Each line from the one containing "Reproduce this chart with Chart.js." through the one containing "const TERM_TEXT = ['S', 'P', 'D', 'F', 'G', 'H', 'I" is to be retyped exactly, both end lines included, and all other lines left out.
==================================================
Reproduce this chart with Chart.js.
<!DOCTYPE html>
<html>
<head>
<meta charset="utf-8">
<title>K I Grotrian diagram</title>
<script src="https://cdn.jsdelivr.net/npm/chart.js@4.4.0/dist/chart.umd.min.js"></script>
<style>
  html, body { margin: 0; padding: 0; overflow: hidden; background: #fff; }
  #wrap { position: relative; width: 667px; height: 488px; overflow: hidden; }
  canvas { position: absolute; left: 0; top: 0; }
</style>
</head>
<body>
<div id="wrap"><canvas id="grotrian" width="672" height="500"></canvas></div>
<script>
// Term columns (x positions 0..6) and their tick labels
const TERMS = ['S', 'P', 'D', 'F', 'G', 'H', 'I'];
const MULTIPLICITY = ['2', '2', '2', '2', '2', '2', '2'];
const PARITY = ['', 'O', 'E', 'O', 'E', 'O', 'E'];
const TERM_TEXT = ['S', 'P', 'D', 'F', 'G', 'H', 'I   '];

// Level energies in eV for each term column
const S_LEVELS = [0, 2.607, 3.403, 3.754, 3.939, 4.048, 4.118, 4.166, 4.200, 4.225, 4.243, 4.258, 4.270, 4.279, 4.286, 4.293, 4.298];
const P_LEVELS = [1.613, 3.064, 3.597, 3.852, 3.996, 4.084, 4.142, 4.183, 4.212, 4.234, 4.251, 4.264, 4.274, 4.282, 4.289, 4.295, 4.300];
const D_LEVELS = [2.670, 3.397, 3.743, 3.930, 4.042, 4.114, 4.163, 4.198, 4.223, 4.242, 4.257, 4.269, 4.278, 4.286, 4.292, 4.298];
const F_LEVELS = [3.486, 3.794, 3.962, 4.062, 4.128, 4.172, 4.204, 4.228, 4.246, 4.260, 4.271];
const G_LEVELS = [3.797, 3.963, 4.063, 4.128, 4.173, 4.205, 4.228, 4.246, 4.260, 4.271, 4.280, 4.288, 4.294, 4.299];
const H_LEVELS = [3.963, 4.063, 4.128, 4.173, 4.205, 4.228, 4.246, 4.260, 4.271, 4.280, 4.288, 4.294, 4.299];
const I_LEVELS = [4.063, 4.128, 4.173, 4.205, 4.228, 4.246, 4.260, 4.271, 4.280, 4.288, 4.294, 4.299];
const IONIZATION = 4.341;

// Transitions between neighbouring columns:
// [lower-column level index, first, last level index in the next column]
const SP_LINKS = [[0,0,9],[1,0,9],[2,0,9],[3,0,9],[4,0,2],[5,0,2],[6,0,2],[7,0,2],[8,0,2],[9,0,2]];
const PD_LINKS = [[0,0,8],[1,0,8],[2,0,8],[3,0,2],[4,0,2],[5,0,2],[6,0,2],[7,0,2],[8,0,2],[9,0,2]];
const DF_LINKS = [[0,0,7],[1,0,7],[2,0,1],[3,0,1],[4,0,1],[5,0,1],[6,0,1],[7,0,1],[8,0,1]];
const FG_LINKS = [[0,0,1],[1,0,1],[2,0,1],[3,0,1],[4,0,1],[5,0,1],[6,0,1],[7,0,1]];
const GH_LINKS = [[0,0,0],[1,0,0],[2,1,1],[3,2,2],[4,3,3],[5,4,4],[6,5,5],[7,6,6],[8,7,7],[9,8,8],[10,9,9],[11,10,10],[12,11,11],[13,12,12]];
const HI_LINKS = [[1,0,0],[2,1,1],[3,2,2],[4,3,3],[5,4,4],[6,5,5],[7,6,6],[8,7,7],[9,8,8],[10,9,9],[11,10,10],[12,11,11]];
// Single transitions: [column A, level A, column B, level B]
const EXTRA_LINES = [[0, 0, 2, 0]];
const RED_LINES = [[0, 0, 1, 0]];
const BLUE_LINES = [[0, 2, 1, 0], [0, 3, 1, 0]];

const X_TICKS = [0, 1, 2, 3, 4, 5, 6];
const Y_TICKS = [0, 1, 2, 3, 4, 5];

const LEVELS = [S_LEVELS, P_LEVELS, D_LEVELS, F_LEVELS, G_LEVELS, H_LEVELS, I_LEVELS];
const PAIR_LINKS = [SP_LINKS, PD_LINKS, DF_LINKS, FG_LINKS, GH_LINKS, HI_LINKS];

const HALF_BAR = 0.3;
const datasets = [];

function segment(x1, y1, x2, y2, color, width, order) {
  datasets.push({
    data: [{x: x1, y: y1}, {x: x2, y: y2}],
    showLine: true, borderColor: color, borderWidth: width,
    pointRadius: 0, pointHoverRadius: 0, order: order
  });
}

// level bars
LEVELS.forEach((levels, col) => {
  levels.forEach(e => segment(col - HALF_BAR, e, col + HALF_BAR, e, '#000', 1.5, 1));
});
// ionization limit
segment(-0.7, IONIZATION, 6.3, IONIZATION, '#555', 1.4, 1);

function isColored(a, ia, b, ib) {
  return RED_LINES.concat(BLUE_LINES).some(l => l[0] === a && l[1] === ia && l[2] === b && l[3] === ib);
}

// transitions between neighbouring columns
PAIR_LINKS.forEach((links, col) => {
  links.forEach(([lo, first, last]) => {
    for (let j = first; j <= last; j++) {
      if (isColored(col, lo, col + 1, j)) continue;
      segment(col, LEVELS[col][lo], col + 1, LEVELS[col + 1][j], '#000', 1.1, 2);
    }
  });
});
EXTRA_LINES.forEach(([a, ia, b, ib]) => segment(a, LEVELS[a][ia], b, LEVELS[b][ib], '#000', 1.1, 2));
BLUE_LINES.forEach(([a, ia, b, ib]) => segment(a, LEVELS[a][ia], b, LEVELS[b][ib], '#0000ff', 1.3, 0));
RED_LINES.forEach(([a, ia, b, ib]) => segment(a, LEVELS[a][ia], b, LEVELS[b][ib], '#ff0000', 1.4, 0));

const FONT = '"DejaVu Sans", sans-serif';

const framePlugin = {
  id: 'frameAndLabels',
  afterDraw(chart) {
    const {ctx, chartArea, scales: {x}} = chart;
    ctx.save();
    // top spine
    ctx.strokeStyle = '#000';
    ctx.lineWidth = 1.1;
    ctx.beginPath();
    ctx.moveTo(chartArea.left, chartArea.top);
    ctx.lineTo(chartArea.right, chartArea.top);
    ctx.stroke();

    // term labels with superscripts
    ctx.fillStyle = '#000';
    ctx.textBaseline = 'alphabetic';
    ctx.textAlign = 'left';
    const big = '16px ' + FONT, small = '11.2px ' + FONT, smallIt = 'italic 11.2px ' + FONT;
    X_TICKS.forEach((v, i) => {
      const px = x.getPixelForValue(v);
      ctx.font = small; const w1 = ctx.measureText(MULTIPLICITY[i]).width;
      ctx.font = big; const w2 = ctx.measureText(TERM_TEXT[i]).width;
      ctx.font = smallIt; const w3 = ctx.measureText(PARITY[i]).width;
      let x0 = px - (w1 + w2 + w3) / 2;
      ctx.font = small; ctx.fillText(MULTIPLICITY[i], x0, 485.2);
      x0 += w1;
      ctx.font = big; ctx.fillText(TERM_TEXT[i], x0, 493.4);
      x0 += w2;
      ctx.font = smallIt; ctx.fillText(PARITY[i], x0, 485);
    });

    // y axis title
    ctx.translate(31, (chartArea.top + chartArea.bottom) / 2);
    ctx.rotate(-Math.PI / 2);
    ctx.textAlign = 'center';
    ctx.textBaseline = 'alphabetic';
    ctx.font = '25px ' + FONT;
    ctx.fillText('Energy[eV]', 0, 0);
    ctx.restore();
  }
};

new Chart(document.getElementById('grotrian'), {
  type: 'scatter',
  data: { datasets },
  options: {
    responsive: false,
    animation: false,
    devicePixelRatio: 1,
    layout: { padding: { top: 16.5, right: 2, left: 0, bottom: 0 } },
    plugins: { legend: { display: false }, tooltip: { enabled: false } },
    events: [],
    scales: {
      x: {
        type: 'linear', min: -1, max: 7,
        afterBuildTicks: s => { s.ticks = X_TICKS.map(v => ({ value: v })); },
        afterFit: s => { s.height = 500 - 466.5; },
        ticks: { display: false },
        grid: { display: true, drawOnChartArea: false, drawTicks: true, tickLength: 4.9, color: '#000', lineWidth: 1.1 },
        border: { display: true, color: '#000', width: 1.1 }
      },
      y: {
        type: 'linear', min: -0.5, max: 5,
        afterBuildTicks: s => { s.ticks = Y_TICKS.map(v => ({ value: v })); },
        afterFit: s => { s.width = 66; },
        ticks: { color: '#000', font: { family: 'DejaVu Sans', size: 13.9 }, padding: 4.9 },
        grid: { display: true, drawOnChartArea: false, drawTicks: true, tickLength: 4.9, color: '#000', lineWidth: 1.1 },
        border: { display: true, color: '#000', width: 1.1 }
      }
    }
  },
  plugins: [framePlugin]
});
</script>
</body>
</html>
==================================================
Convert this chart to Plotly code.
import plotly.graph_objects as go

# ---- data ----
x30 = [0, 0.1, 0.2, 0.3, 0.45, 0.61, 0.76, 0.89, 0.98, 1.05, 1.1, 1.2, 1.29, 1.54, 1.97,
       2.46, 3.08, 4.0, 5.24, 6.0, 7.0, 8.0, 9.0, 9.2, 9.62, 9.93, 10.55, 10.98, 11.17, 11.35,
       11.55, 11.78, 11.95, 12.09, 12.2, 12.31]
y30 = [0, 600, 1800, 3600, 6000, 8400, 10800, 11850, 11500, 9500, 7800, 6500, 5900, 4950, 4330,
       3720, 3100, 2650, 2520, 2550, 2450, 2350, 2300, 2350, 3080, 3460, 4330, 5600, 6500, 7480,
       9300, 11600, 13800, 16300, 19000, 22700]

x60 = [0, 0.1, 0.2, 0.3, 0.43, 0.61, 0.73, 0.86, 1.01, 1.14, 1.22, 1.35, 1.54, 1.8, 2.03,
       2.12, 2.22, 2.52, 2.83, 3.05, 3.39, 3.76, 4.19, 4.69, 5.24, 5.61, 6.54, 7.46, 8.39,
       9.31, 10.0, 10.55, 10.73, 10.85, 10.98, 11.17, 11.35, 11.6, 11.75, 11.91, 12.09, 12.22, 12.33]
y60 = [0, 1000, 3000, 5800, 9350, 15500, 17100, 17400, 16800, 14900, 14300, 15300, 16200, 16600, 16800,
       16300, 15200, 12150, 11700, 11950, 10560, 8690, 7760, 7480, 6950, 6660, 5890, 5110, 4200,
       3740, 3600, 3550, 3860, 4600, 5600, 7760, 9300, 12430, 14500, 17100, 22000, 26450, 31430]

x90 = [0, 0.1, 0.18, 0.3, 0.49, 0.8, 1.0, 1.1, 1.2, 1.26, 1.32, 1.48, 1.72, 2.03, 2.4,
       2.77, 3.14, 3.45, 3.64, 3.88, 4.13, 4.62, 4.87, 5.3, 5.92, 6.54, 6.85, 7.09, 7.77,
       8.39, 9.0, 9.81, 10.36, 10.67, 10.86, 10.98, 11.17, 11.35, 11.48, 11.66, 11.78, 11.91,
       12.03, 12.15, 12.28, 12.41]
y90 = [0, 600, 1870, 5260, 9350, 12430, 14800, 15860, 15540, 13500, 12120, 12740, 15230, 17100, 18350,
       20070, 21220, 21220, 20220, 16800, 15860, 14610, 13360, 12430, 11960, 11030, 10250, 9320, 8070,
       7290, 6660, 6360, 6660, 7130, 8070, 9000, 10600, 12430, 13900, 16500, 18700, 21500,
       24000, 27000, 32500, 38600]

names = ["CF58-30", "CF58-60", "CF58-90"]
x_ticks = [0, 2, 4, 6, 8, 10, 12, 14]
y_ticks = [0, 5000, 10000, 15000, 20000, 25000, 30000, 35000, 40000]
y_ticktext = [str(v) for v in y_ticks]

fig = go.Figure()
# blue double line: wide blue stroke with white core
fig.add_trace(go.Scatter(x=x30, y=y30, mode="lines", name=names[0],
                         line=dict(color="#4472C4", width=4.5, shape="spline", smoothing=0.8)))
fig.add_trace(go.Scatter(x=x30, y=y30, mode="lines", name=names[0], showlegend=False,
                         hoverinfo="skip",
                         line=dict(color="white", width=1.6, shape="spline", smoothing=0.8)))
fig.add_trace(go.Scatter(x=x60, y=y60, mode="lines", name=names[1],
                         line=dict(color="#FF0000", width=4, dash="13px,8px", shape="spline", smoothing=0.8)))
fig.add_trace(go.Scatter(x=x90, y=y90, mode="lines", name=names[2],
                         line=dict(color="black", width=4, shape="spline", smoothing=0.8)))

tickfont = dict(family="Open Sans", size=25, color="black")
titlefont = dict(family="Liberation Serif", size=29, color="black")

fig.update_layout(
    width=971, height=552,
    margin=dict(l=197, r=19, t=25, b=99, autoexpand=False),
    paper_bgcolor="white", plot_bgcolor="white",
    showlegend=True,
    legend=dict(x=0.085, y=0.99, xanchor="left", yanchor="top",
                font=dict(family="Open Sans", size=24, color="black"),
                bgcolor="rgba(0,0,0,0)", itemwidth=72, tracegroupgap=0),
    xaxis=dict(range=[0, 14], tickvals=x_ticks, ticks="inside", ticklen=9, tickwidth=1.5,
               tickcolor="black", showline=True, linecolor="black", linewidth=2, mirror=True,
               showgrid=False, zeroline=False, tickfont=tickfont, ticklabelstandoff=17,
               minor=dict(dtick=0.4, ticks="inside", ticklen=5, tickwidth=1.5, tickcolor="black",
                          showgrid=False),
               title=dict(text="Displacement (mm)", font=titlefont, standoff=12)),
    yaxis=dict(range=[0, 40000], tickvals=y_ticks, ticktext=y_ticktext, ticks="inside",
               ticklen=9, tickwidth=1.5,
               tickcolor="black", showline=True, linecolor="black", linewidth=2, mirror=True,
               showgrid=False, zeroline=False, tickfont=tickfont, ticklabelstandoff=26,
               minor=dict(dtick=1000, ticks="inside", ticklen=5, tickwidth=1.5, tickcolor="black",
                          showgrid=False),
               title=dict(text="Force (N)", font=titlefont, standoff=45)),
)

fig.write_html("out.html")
==================================================
**RESULT OF THE EXERCISE**
Reproduce this chart with Chart.js.
<!DOCTYPE html>
<html>
<head>
<meta charset="utf-8">
<title>K I Grotrian diagram</title>
<script src="https://cdn.jsdelivr.net/npm/chart.js@4.4.0/dist/chart.umd.min.js"></script>
<style>
  html, body { margin: 0; padding: 0; overflow: hidden; background: #fff; }
  #wrap { position: relative; width: 667px; height: 488px; overflow: hidden; }
  canvas { position: absolute; left: 0; top: 0; }
</style>
</head>
<body>
<div id="wrap"><canvas id="grotrian" width="672" height="500"></canvas></div>
<script>
// Term columns (x positions 0..6) and their tick labels
const TERMS = ['S', 'P', 'D', 'F', 'G', 'H', 'I'];
const MULTIPLICITY = ['2', '2', '2', '2', '2', '2', '2'];
const PARITY = ['', 'O', 'E', 'O', 'E', 'O', 'E'];
const TERM_TEXT = ['S', 'P', 'D', 'F', 'G', 'H', 'I   '];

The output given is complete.